• _TASK REQUIREMENTS_
Repeat the listing that follows, character for character, minus the pictures.

* START DATASET EXTRACT *

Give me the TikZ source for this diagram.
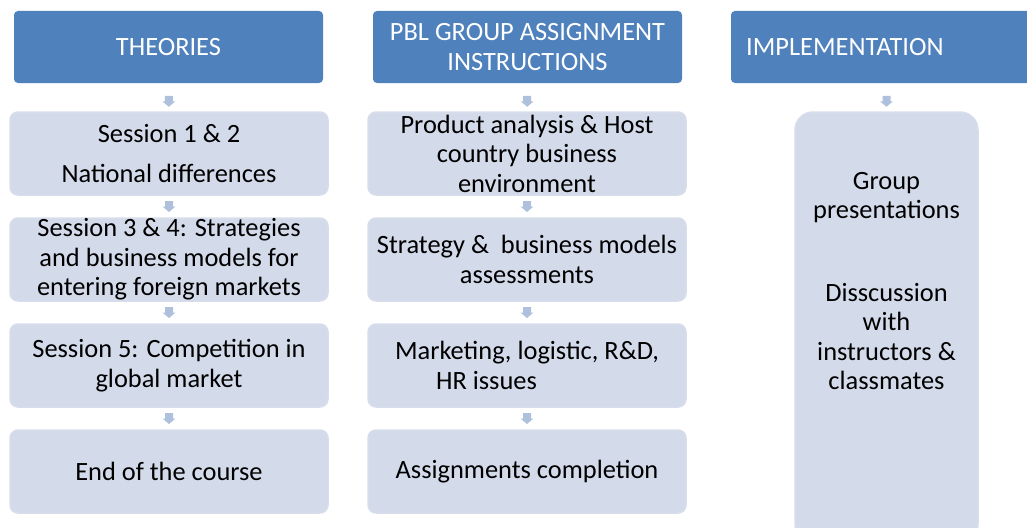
\documentclass[tikz,border=0pt]{standalone}
\usepackage{fontspec}
\setmainfont{Carlito}
\usetikzlibrary{calc}
\definecolor{hdrblue}{HTML}{4F81BD}
\definecolor{boxfill}{HTML}{D3DAEA}
\definecolor{boxedge}{HTML}{D7DDEB}
\definecolor{arrc}{HTML}{AFC0DC}
\tikzset{
  hdr/.style={rectangle, rounded corners=4pt, fill=hdrblue, text=white, inner sep=0pt, outer sep=0pt,
    minimum width=309pt, minimum height=72pt, align=center, font=\fontsize{26.4}{29.5}\selectfont},
  stagebox/.style={rectangle, rounded corners=8pt, fill=boxfill, draw=boxedge, line width=1.5pt, inner sep=0pt, outer sep=0pt,
    minimum width=318pt, minimum height=83pt, align=center, text=black, font=\fontsize{26.4}{29.5}\selectfont},
  txt/.style={inner sep=0pt, text=black, font=\fontsize{26.4}{29.5}\selectfont},
  downarrow/.pic={\fill[arrc] (-4,-5.5) -- (4,-5.5) -- (4,0) -- (6.5,0) -- (0,5.5) -- (-6.5,0) -- (-4,0) -- cycle;}
}
\begin{document}
\begin{tikzpicture}[x=1pt,y=-1pt]
\useasboundingbox (0,0) rectangle (1027,527);
\clip (0,0) rectangle (1027,527);
% headers
\node[hdr] (h1) at (168.5,47) {THEORIES};
\node[hdr] (h2) at (527.5,47) {PBL GROUP ASSIGNMENT\\INSTRUCTIONS};
\node[hdr, minimum width=320pt] (h3) at (891,47) {};
\node[txt, anchor=west, text=white] (t3) at (746,47) {IMPLEMENTATION};
% left column
\node[stagebox] (a1) at (169,153.5) {Session 1 \& 2\\[10.5pt]National differences};
\node[stagebox] (a2) at (169,259.5) {Session 3 \& 4: Strategies\\and business models for\\entering foreign markets};
\node[stagebox] (a3) at (169,365.5) {Session 5: Competition in\\global market};
\node[stagebox] (a4) at (169,471.5) {End of the course};
% middle column
\node[stagebox] (b1) at (527,153.5) {Product analysis \& Host\\country business\\environment};
\node[stagebox] (b2) at (527,259.5) {Strategy \&\ \ business models\\assessments};
\node[stagebox, align=left] (b3) at (527,365.5) {Marketing, logistic, R\&D,\\\hspace*{41pt}HR issues};
\node[stagebox] (b4) at (527,471.5) {Assignments completion};
% right column
\node[stagebox, rounded corners=18pt, minimum width=183pt, minimum height=430pt, anchor=north] (c1) at (886.5,112) {};
\node[txt, align=center] (c1t) at (886.5,281) {Group\\presentations\\[53pt]Disscussion\\with\\instructors \&\\classmates};
% arrows
\path (h1.south) -- pic[pos=0.63] {downarrow} (a1.north);
\path (a1.south) -- pic[pos=0.5] {downarrow} (a2.north);
\path (a2.south) -- pic[pos=0.5] {downarrow} (a3.north);
\path (a3.south) -- pic[pos=0.5] {downarrow} (a4.north);
\path (h2.south) -- pic[pos=0.63] {downarrow} (b1.north);
\path (b1.south) -- pic[pos=0.5] {downarrow} (b2.north);
\path (b2.south) -- pic[pos=0.5] {downarrow} (b3.north);
\path (b3.south) -- pic[pos=0.5] {downarrow} (b4.north);
\path (c1.north |- h3.south) -- pic[pos=0.63] {downarrow} (c1.north);
\end{tikzpicture}
\end{document}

* END DATASET EXTRACT *

• _WRITTEN REPLY_
Give me the TikZ source for this diagram.
\documentclass[tikz,border=0pt]{standalone}
\usepackage{fontspec}
\setmainfont{Carlito}
\usetikzlibrary{calc}
\definecolor{hdrblue}{HTML}{4F81BD}
\definecolor{boxfill}{HTML}{D3DAEA}
\definecolor{boxedge}{HTML}{D7DDEB}
\definecolor{arrc}{HTML}{AFC0DC}
\tikzset{
  hdr/.style={rectangle, rounded corners=4pt, fill=hdrblue, text=white, inner sep=0pt, outer sep=0pt,
    minimum width=309pt, minimum height=72pt, align=center, font=\fontsize{26.4}{29.5}\selectfont},
  stagebox/.style={rectangle, rounded corners=8pt, fill=boxfill, draw=boxedge, line width=1.5pt, inner sep=0pt, outer sep=0pt,
    minimum width=318pt, minimum height=83pt, align=center, text=black, font=\fontsize{26.4}{29.5}\selectfont},
  txt/.style={inner sep=0pt, text=black, font=\fontsize{26.4}{29.5}\selectfont},
  downarrow/.pic={\fill[arrc] (-4,-5.5) -- (4,-5.5) -- (4,0) -- (6.5,0) -- (0,5.5) -- (-6.5,0) -- (-4,0) -- cycle;}
}
\begin{document}
\begin{tikzpicture}[x=1pt,y=-1pt]
\useasboundingbox (0,0) rectangle (1027,527);
\clip (0,0) rectangle (1027,527);
% headers
\node[hdr] (h1) at (168.5,47) {THEORIES};
\node[hdr] (h2) at (527.5,47) {PBL GROUP ASSIGNMENT\\INSTRUCTIONS};
\node[hdr, minimum width=320pt] (h3) at (891,47) {};
\node[txt, anchor=west, text=white] (t3) at (746,47) {IMPLEMENTATION};
% left column
\node[stagebox] (a1) at (169,153.5) {Session 1 \& 2\\[10.5pt]National differences};
\node[stagebox] (a2) at (169,259.5) {Session 3 \& 4: Strategies\\and business models for\\entering foreign markets};
\node[stagebox] (a3) at (169,365.5) {Session 5: Competition in\\global market};
\node[stagebox] (a4) at (169,471.5) {End of the course};
% middle column
\node[stagebox] (b1) at (527,153.5) {Product analysis \& Host\\country business\\environment};
\node[stagebox] (b2) at (527,259.5) {Strategy \&\ \ business models\\assessments};
\node[stagebox, align=left] (b3) at (527,365.5) {Marketing, logistic, R\&D,\\\hspace*{41pt}HR issues};
\node[stagebox] (b4) at (527,471.5) {Assignments completion};
% right column
\node[stagebox, rounded corners=18pt, minimum width=183pt, minimum height=430pt, anchor=north] (c1) at (886.5,112) {};
\node[txt, align=center] (c1t) at (886.5,281) {Group\\presentations\\[53pt]Disscussion\\with\\instructors \&\\classmates};
% arrows
\path (h1.south) -- pic[pos=0.63] {downarrow} (a1.north);
\path (a1.south) -- pic[pos=0.5] {downarrow} (a2.north);
\path (a2.south) -- pic[pos=0.5] {downarrow} (a3.north);
\path (a3.south) -- pic[pos=0.5] {downarrow} (a4.north);
\path (h2.south) -- pic[pos=0.63] {downarrow} (b1.north);
\path (b1.south) -- pic[pos=0.5] {downarrow} (b2.north);
\path (b2.south) -- pic[pos=0.5] {downarrow} (b3.north);
\path (b3.south) -- pic[pos=0.5] {downarrow} (b4.north);
\path (c1.north |- h3.south) -- pic[pos=0.63] {downarrow} (c1.north);
\end{tikzpicture}
\end{document}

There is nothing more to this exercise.